Der DAV gibt vor, er wende sich gegen eine Pauschalverurteilung der Rechtsanwälte. Auf diese Idee muss man überhaupt erst kommen. Eine Umfrage würde nach den Erfahrungen des Verf. dieser Zeilen, eines Rechtssoziologen, klar ergeben, dass die Dobrindt-Erklärung von den Allermeisten oder allen nicht als Pauschalverurteilung verstanden wird. Funktionäre schieben demnach nur eine fehlende Pauschalverurteilung zur eigenen Profilierung vor. Ist das verantwortungsbewusst?
2.
Als ob Dobrindt gesagt werden müsste, dass „Das Einlegen von Rechtsmitteln und das Erheben von Klagen jedem im Rahmen der Gesetze zusteht...”. Weiß Herr Präsident Schellenberg nicht, dass ein Übermaß beklagt wird und dieses Übermaß dem Rechtsstaat schaden kann?
3.
Herr Präsident Schellenberg hatte doch sicher beispielsweise in den Nachrichten gehört, was auch Herausgeber Markwort in seinem FOCUS-Tagebuch 18/18 angeprangert hat:
„Fragwürdige Anwälte, deren Zulassung hoffentlich überprüft wird, organisierten Busfahrten aus Niedersachsen und Nordrhein-Westfalen nach Bremen, weil die dortige Bamf-Chefin großzügig Asyl gewährte.”
Ist es da nicht komisch und satzungswidrig, wenn der DAV-Präsident mit der Autorität „der Rechtsanwaltschaft” in die Politik eingreift, Presseerklärungen herausgibt und auch noch im Fernsehen auftritt? 4.

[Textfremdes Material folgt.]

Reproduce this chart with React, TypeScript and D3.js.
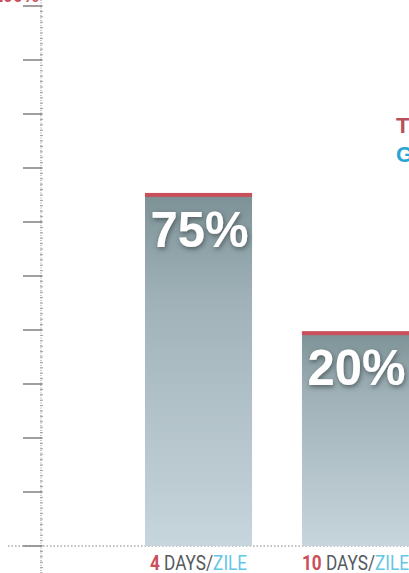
import React, { useEffect, useRef } from 'react';
import * as d3 from 'd3';

// categories under the bars
const dayNumbers = ['4', '10'];
// bar heights (0-100 scale)
const barValues = [65.2, 39.6];
// percent labels printed on the bars
const barLabels = ['75%', '20%'];
// major tick values on the left axis
const axisTicks = [0, 10, 20, 30, 40, 50, 60, 70, 80, 90, 100];

const W = 409;
const H = 573;

export default function App() {
  const svgRef = useRef<SVGSVGElement>(null);

  useEffect(() => {
    if (!svgRef.current) return;
    document.body.style.margin = '0';
    const svg = d3.select(svgRef.current);
    svg.selectAll('*').remove();

    const axisX = 41;
    const baseY = 546;

    const x = d3.scaleBand<string>()
      .domain(dayNumbers)
      .range([145, 409])
      .paddingInner(0.318)
      .paddingOuter(0);

    const y = d3.scaleLinear().domain([0, 100]).range([baseY, 6]);

    svg.append('rect').attr('width', W).attr('height', H).attr('fill', '#ffffff');

    const defs = svg.append('defs');
    const grad = defs.append('linearGradient')
      .attr('id', 'barGrad')
      .attr('x1', 0).attr('y1', 0).attr('x2', 0).attr('y2', 1);
    grad.append('stop').attr('offset', '0%').attr('stop-color', '#7d9296');
    grad.append('stop').attr('offset', '30%').attr('stop-color', '#a0b2b8');
    grad.append('stop').attr('offset', '100%').attr('stop-color', '#c7d5dc');

    const shadow = defs.append('filter').attr('id', 'txtShadow')
      .attr('x', '-20%').attr('y', '-20%').attr('width', '140%').attr('height', '140%');
    shadow.append('feDropShadow')
      .attr('dx', 1).attr('dy', 2).attr('stdDeviation', 2.5)
      .attr('flood-color', '#3c4a4e').attr('flood-opacity', 0.8);

    // top label, cut off by the page edge
    svg.append('text')
      .attr('x', axisX - 2)
      .attr('y', 2)
      .attr('text-anchor', 'end')
      .attr('font-family', 'Liberation Sans, Arial, sans-serif')
      .attr('font-weight', 'bold')
      .attr('font-size', 18)
      .attr('fill', '#c9505a')
      .text('100%');

    // dotted baseline
    svg.append('line')
      .attr('x1', 8).attr('x2', W)
      .attr('y1', baseY).attr('y2', baseY)
      .attr('stroke', '#808080')
      .attr('stroke-width', 1.2)
      .attr('stroke-dasharray', '1.5,2');

    // dotted axis line
    svg.append('line')
      .attr('x1', axisX).attr('x2', axisX)
      .attr('y1', 0).attr('y2', H)
      .attr('stroke', '#909090')
      .attr('stroke-width', 1)
      .attr('stroke-dasharray', '1,1.5');

    // minor ticks
    const minor = d3.range(-10, 101, 1);
    svg.append('g').selectAll('line')
      .data(minor)
      .enter().append('line')
      .attr('x1', axisX - 1).attr('x2', axisX + 2)
      .attr('y1', d => y(d)).attr('y2', d => y(d))
      .attr('stroke', '#a0a0a0')
      .attr('stroke-width', 1);

    // major ticks
    svg.append('g').selectAll('line')
      .data(axisTicks)
      .enter().append('line')
      .attr('x1', axisX - 18).attr('x2', axisX + 1)
      .attr('y1', d => y(d)).attr('y2', d => y(d))
      .attr('stroke', '#888888')
      .attr('stroke-width', 1.6);

    // bars
    const bars = svg.append('g').selectAll('g')
      .data(dayNumbers)
      .enter().append('g');

    bars.append('rect')
      .attr('x', d => x(d)!)
      .attr('y', (d, i) => y(barValues[i]))
      .attr('width', x.bandwidth())
      .attr('height', (d, i) => baseY - y(barValues[i]))
      .attr('fill', 'url(#barGrad)');

    bars.append('rect')
      .attr('x', d => x(d)!)
      .attr('y', (d, i) => y(barValues[i]) - 1)
      .attr('width', x.bandwidth())
      .attr('height', 4)
      .attr('fill', '#c9505a');

    bars.append('text')
      .attr('x', d => x(d)! + x.bandwidth() / 2 + 1)
      .attr('y', (d, i) => y(barValues[i]) + 53)
      .attr('text-anchor', 'middle')
      .attr('font-family', 'Liberation Sans, Arial, sans-serif')
      .attr('font-weight', 'bold')
      .attr('font-size', 50)
      .attr('textLength', 98)
      .attr('lengthAdjust', 'spacingAndGlyphs')
      .attr('fill', '#ffffff')
      .attr('filter', 'url(#txtShadow)')
      .text((d, i) => barLabels[i]);

    // category labels (condensed by a horizontal scale)
    const cat = svg.append('g').selectAll('text')
      .data(dayNumbers)
      .enter().append('text')
      .attr('transform', d => `translate(${x(d)! + x.bandwidth() / 2},570) scale(0.86,1)`)
      .attr('text-anchor', 'middle')
      .attr('font-family', 'Roboto, Liberation Sans, sans-serif')
      .attr('font-size', 20);
    cat.append('tspan').attr('fill', '#c9505a').attr('font-weight', 'bold').text(d => d + ' ');
    cat.append('tspan').attr('fill', '#555a5e').text('DAYS/');
    cat.append('tspan').attr('fill', '#62c6e6').text('ZILE');

    // legend letters at the right edge (cut off)
    svg.append('text')
      .attr('x', 396).attr('y', 133)
      .attr('font-family', 'Liberation Sans, Arial, sans-serif')
      .attr('font-weight', 'bold')
      .attr('font-size', 22)
      .attr('fill', '#b8505a')
      .text('T');
    svg.append('text')
      .attr('x', 396).attr('y', 162)
      .attr('font-family', 'Liberation Sans, Arial, sans-serif')
      .attr('font-weight', 'bold')
      .attr('font-size', 22)
      .attr('fill', '#2aa6d4')
      .text('G');
  }, []);

  return (
    <svg
      ref={svgRef}
      width={W}
      height={H}
      style={{ position: 'absolute', left: 0, top: 0, display: 'block' }}
    />
  );
}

§ 3 der Satzung des DAV begrenzt die Aufgaben:
„Zweck des Vereins als Berufsverband ist die Wahrung, Pflege und Förderung aller beruflichen und wirtschaftlichen Interessen der Rechtsanwaltschaft und des Anwaltsnotariats.”
Für welche „beruflichen und wirtschaftlichen Interessen der Rechtsanwaltschaft und des Anwaltsnotariats” hat sich Präsident Schellenberg geäußert?
5.
Weitere Stimmen veranschaulichen, dass der DAV nicht politisch unausgewogen für die Rechtsanwaltschaft hätte eingreifen dürfen. So hat sich der Bund Deutscher Verwaltungsrichter und Verwaltungsrichterinnen (BDVR) vor Dobrindt gestellt. BDVR-Vorsitzender Robert Seegmüller sagte der „Neuen Osnabrücker Zeitung", Ausgabe vom 8.5.2018, den eigentlichen Angriff auf den Rechtsstaat sehe er in einem mangelnden Respekt vor den Behörden und der Justiz.
6.
P.S.: Der Verfasser dieser Zeilen ist (noch) Mitglied des DAV, gehört somit, wie viele andere auch, zur „Rechtsanwaltschaft”.